Problem requirements:
List all lines in the material below that contain "diagram".

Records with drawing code
—————

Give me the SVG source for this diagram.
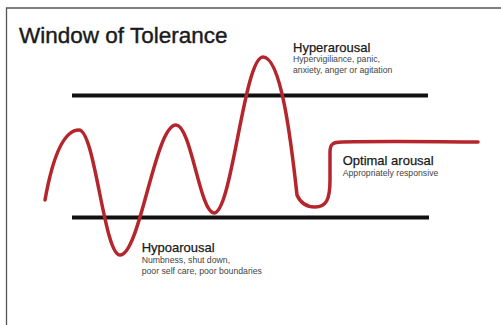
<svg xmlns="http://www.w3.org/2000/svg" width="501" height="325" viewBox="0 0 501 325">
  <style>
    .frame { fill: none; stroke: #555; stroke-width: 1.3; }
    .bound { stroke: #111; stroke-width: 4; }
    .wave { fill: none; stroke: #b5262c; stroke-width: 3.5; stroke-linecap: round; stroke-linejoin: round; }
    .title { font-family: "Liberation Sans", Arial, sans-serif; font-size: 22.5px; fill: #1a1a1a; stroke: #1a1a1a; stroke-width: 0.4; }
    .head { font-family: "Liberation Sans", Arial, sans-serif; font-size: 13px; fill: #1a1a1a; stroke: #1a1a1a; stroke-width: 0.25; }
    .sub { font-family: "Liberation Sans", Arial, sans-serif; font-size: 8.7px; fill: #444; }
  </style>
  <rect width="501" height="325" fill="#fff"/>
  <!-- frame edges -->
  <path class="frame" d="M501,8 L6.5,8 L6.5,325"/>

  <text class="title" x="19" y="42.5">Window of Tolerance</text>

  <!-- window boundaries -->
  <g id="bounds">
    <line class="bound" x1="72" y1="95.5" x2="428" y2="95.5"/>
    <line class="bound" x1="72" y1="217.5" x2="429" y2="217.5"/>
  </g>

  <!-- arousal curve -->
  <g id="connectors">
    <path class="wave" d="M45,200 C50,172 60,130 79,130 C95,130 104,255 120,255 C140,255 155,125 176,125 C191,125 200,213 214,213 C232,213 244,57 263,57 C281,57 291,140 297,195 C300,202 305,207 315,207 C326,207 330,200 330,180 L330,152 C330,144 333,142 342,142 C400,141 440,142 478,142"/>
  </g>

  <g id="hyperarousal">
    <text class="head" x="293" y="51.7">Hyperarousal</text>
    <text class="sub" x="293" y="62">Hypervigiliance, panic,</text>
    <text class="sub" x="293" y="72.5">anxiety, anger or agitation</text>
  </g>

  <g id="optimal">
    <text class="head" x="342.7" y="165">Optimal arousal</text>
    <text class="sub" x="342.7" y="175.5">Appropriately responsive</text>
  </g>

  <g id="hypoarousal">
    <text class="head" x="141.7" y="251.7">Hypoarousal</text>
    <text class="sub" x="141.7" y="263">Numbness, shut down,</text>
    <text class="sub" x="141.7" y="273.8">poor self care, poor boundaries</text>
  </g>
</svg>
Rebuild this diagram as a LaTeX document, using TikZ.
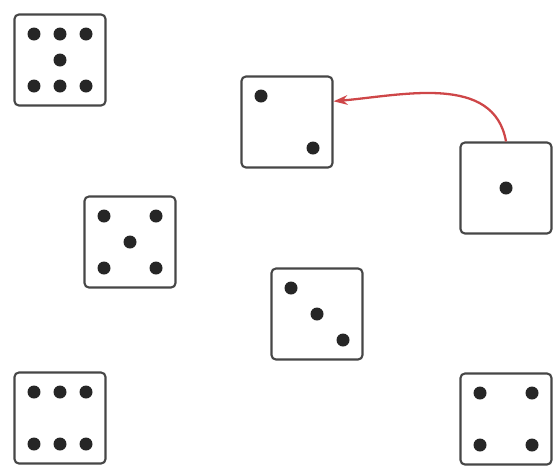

—————

Worked answer:
Give me the SVG source for this diagram.
Rebuild this diagram as a LaTeX document, using TikZ.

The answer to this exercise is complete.